The voluntary consent of the human subject is absolutely essential. This means that the person involved should have legal capacity to give consent; should be so situated as to be able to exercise free power of choice, without the intervention of any element of force, fraud, deceit, duress, overreaching, or other ulterior form of constraint or coercion; and should have sufficient knowledge and comprehension of the elements of the subject matter involved as to enable him to make an understanding and enlightened decision.

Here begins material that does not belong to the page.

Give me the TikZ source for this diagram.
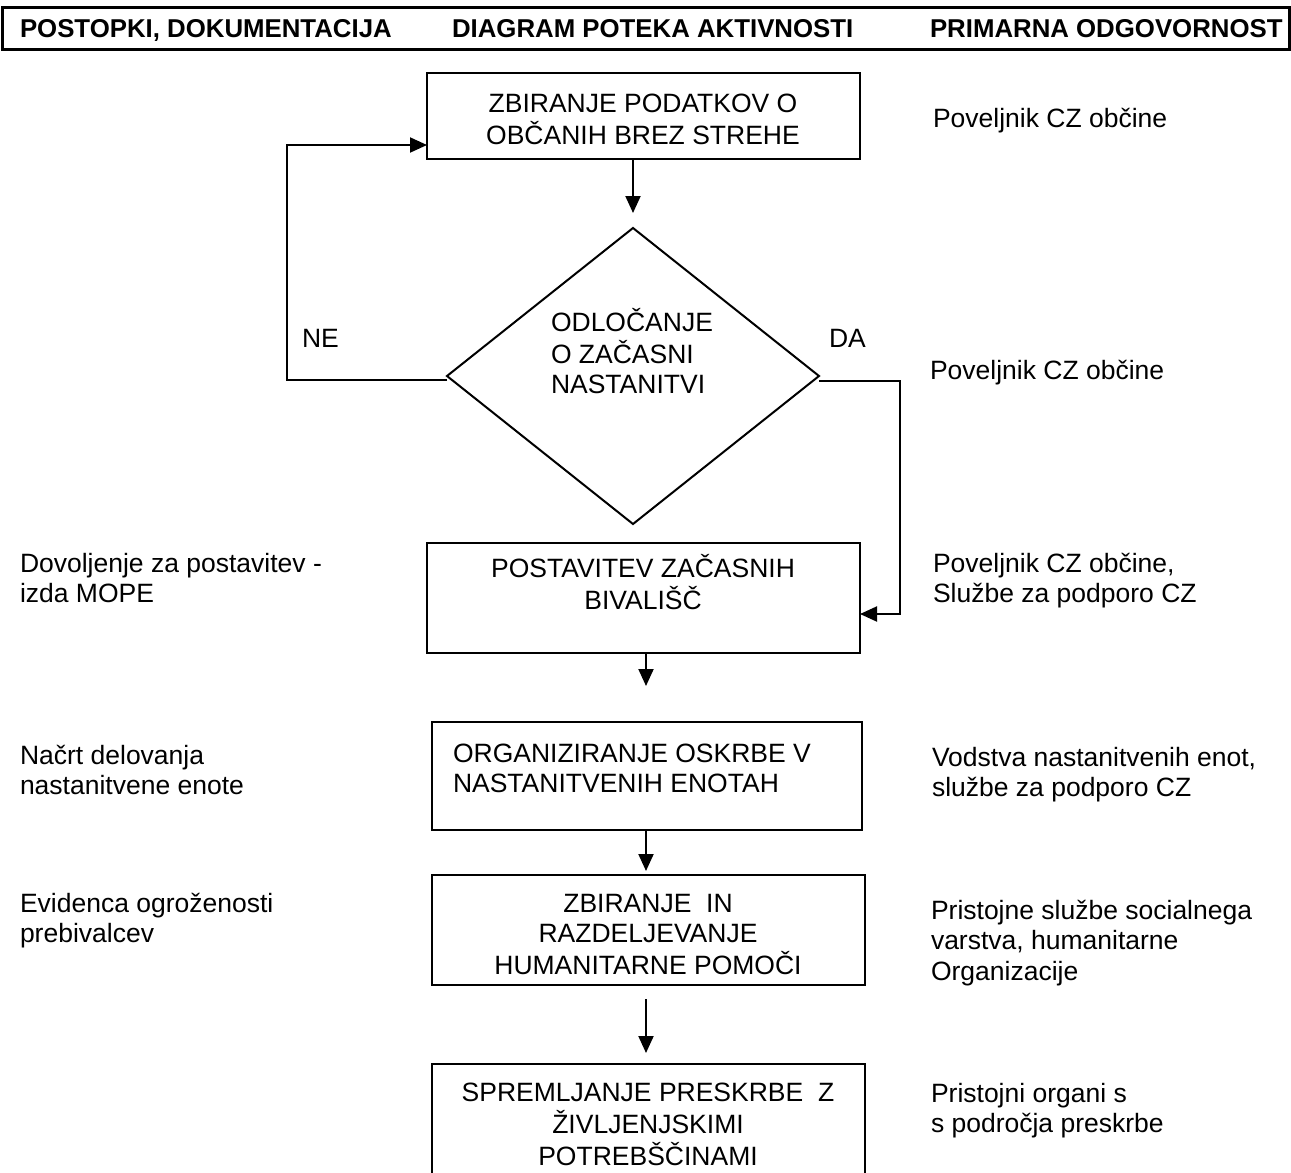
\documentclass[tikz,border=0pt]{standalone}
\usepackage{fontspec}
\setmainfont{Liberation Sans}
\usetikzlibrary{arrows.meta,shapes.geometric}
\newcommand{\mlL}[1]{\begin{tabular}[t]{@{}l@{}}#1\end{tabular}}
\newcommand{\mlC}[1]{\begin{tabular}[t]{@{}c@{}}#1\end{tabular}}
\begin{document}
\begin{tikzpicture}[x=0.5pt,y=-0.5pt,
  every node/.style={inner sep=0pt, outer sep=0pt, font=\fontsize{13.25}{15.25}\selectfont},
  hdr/.style={anchor=base west, font=\fontsize{12.9}{15}\selectfont\bfseries},
  txt/.style={anchor=base west},
  ctxt/.style={anchor=base},
  box/.style={draw, line width=1pt, rectangle, anchor=north west},
  arr/.style={line width=1pt, -{Triangle[length=8.5pt,width=7.5pt]}}
]
\useasboundingbox (0,0) rectangle (1291,1173);

% header
\node[draw, line width=1.5pt, minimum width=643.5pt, minimum height=21pt, anchor=north west] (hdrbox) at (2,7) {};
\node[hdr] (h1) at (20,37) {POSTOPKI, DOKUMENTACIJA};
\node[hdr] (h2) at (452,37) {DIAGRAM POTEKA AKTIVNOSTI};
\node[hdr] (h3) at (930,37) {PRIMARNA ODGOVORNOST};

% boxes
\node[box, minimum width=216.5pt, minimum height=43pt] (b1) at (427,73) {};
\node[draw, diamond, line width=1pt, minimum width=186pt, minimum height=148pt] (dia) at (633,376) {};
\node[box, minimum width=216.5pt, minimum height=55pt] (b3) at (427,543) {};
\node[box, minimum width=215pt, minimum height=54pt] (b4) at (432,722) {};
\node[box, minimum width=216.5pt, minimum height=55pt] (b5) at (432,875) {};
\node[box, minimum width=216.5pt, minimum height=70pt] (b6) at (432,1064) {};

% box texts
\node[ctxt] (t1) at (643,112) {\mlC{ZBIRANJE PODATKOV O\\OBČANIH BREZ STREHE}};
\node[txt] (t2) at (551,331) {\mlL{ODLOČANJE\\O ZAČASNI\\NASTANITVI}};
\node[ctxt] (t3) at (643,577) {\mlC{POSTAVITEV ZAČASNIH\\BIVALIŠČ}};
\node[txt] (t4) at (453,762) {\mlL{ORGANIZIRANJE OSKRBE V\\NASTANITVENIH ENOTAH}};
\node[ctxt] (t5) at (648,912) {\mlC{ZBIRANJE\ \ IN\\RAZDELJEVANJE\\HUMANITARNE POMOČI}};
\node[ctxt] (t6) at (648,1101) {\mlC{SPREMLJANJE PRESKRBE\ \ Z\\ŽIVLJENJSKIMI\\POTREBŠČINAMI}};

% branch labels
\node[txt] (ne) at (302,347) {NE};
\node[txt] (da) at (829,347) {DA};

% left column
\node[txt] (l1) at (20,572) {\mlL{Dovoljenje za postavitev -\\izda MOPE}};
\node[txt] (l2) at (20,764) {\mlL{Načrt delovanja\\nastanitvene enote}};
\node[txt] (l3) at (20,912) {\mlL{Evidenca ogroženosti\\prebivalcev}};

% right column
\node[txt] (r1) at (933,127) {Poveljnik CZ občine};
\node[txt] (r2) at (930,379) {Poveljnik CZ občine};
\node[txt] (r3) at (933,572) {\mlL{Poveljnik CZ občine,\\Službe za podporo CZ}};
\node[txt] (r4) at (932,766) {\mlL{Vodstva nastanitvenih enot,\\službe za podporo CZ}};
\node[txt] (r5) at (931,919) {\mlL{Pristojne službe socialnega\\varstva, humanitarne\\Organizacije}};
\node[txt] (r6) at (931,1102) {\mlL{Pristojni organi s\\s področja preskrbe}};

% connectors
\coordinate (neC) at (287,380);
\coordinate (daC) at (900,381);
\coordinate (a3e) at (646,686);
\coordinate (a4e) at (646,871);
\coordinate (a5e) at (646,1053);

\draw[arr] (b1.south -| dia.north) -- ([yshift=7.5pt]dia.north);
\draw[arr] ([yshift=-2pt]dia.west) -- (neC) |- ([yshift=-14.5pt]b1.west);
\draw[arr] ([yshift=-2.5pt]dia.east) -- (daC) |- ([yshift=-8pt]b3.east);
\draw[arr] (b3.south -| a3e) -- (a3e);
\draw[arr] (b4.south -| a4e) -- (a4e);
\draw[arr] ([yshift=-7pt]b5.south -| a5e) -- (a5e);
\end{tikzpicture}
\end{document}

It should be informed because effective democracy requires people to understand what is being done to them and in their name. It should involve active consent because that is the essence of democratic government. In practice this should mean that any information in data form should only be stored or shared with the prior active consent of the individual concerned. There should always be an opt-in rather than an opt-out button. The onus is on the data gatherers and sharers to persuade and convince that this is the right thing to do.

This approach to data sharing is consistent with the view that we are autonomous citizens whose cooperation and consent with the state or with business is an active conscious decision taken with all the facts discuss and debated out in the open. In that sense it is an approach which would contribute towards a broader democratic renewal.